[START OF Dataset section]
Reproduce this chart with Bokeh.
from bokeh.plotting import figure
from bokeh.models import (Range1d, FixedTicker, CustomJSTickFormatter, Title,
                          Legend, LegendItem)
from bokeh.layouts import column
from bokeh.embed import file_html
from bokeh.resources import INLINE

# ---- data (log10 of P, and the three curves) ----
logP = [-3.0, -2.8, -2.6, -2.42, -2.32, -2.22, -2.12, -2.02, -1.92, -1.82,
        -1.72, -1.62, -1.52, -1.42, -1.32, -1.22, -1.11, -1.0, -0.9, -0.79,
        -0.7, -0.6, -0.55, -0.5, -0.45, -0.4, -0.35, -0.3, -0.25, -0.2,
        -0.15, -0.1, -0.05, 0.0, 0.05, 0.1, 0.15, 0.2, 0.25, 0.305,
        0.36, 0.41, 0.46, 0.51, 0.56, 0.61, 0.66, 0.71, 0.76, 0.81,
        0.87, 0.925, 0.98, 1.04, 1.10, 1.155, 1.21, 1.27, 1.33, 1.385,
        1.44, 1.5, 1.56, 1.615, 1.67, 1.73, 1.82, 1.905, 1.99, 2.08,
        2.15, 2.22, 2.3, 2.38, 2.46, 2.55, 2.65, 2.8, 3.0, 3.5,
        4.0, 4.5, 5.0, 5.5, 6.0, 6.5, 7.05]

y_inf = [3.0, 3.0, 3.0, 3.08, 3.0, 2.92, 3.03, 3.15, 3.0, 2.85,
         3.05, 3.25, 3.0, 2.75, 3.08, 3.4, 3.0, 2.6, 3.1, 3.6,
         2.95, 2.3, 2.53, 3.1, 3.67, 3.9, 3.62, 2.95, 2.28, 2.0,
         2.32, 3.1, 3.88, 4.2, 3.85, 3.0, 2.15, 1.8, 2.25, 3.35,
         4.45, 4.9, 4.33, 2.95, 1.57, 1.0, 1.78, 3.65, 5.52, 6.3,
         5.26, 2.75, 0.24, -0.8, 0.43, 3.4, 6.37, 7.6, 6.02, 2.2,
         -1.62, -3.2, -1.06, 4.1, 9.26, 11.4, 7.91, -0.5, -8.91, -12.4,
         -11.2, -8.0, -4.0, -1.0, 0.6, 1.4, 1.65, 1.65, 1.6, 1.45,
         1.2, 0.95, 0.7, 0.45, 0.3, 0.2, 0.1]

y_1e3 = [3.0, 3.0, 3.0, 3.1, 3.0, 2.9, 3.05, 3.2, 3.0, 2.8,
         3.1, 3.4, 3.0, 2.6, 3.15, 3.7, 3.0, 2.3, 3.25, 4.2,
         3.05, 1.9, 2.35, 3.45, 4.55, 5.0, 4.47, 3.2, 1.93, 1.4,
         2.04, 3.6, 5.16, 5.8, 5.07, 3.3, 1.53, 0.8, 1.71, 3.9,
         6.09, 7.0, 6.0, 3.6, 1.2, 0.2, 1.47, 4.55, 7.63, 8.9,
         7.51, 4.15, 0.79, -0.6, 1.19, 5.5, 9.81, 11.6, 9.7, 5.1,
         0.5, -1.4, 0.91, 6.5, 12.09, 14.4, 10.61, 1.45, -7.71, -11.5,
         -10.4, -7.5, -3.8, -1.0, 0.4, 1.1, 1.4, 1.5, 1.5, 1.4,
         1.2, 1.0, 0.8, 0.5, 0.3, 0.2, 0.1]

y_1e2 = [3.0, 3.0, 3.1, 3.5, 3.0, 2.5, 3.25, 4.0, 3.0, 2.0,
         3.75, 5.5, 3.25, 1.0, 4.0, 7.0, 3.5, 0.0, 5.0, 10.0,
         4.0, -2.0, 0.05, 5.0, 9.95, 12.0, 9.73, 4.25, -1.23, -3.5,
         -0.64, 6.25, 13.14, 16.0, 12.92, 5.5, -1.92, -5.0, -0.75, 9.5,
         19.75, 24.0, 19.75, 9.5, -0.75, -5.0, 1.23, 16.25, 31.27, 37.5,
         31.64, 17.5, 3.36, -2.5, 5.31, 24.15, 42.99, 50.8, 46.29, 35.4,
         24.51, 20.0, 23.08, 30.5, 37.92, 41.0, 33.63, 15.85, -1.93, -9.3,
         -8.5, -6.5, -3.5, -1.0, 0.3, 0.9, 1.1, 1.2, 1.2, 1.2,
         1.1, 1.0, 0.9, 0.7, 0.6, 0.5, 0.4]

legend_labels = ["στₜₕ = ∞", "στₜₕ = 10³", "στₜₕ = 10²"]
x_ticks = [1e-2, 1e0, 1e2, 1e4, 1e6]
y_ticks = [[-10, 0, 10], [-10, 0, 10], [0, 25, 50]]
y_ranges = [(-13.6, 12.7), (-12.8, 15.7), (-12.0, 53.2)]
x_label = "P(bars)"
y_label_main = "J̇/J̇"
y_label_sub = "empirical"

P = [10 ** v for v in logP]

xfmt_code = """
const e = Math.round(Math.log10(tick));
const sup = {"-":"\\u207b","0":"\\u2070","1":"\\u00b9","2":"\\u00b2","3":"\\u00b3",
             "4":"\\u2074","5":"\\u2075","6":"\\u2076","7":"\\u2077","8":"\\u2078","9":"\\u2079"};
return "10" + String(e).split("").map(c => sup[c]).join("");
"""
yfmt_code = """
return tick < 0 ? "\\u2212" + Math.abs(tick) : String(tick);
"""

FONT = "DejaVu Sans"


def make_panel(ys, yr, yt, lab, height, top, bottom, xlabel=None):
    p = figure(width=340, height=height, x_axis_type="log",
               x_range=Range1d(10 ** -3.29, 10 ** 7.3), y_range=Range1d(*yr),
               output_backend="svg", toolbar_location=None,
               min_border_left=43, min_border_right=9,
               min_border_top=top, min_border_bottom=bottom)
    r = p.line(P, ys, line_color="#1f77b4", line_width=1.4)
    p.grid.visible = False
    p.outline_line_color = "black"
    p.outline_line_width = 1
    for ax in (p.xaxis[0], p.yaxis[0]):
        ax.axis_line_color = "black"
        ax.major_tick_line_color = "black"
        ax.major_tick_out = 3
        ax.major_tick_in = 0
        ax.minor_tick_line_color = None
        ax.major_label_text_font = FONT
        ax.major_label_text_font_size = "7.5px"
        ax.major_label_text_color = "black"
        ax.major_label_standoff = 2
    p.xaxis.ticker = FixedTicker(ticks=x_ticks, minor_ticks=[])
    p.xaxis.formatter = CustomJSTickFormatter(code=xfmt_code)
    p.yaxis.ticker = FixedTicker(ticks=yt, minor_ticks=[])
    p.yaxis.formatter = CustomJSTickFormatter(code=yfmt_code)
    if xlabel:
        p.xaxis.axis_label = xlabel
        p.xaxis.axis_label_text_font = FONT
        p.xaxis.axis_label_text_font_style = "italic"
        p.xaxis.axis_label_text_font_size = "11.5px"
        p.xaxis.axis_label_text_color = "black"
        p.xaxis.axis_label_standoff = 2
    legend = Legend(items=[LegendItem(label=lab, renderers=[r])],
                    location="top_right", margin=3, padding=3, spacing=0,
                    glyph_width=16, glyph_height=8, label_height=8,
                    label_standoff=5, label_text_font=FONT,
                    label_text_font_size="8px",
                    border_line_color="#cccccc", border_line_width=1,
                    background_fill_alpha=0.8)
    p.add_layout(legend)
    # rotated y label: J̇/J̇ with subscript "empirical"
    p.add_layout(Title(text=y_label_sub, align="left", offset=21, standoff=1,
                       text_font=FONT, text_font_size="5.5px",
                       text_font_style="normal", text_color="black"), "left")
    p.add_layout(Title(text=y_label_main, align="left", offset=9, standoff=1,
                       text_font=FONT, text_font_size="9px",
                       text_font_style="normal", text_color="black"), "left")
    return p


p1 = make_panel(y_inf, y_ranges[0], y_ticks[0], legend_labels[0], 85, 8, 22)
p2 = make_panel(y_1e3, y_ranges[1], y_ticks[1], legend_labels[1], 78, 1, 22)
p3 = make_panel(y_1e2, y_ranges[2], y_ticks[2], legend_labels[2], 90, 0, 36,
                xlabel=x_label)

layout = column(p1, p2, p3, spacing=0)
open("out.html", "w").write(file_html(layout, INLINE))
[END OF Dataset section]
→ Exercise
Filter lines by "with" and return each hit.

→ In response
Reproduce this chart with Bokeh.
    # rotated y label: J̇/J̇ with subscript "empirical"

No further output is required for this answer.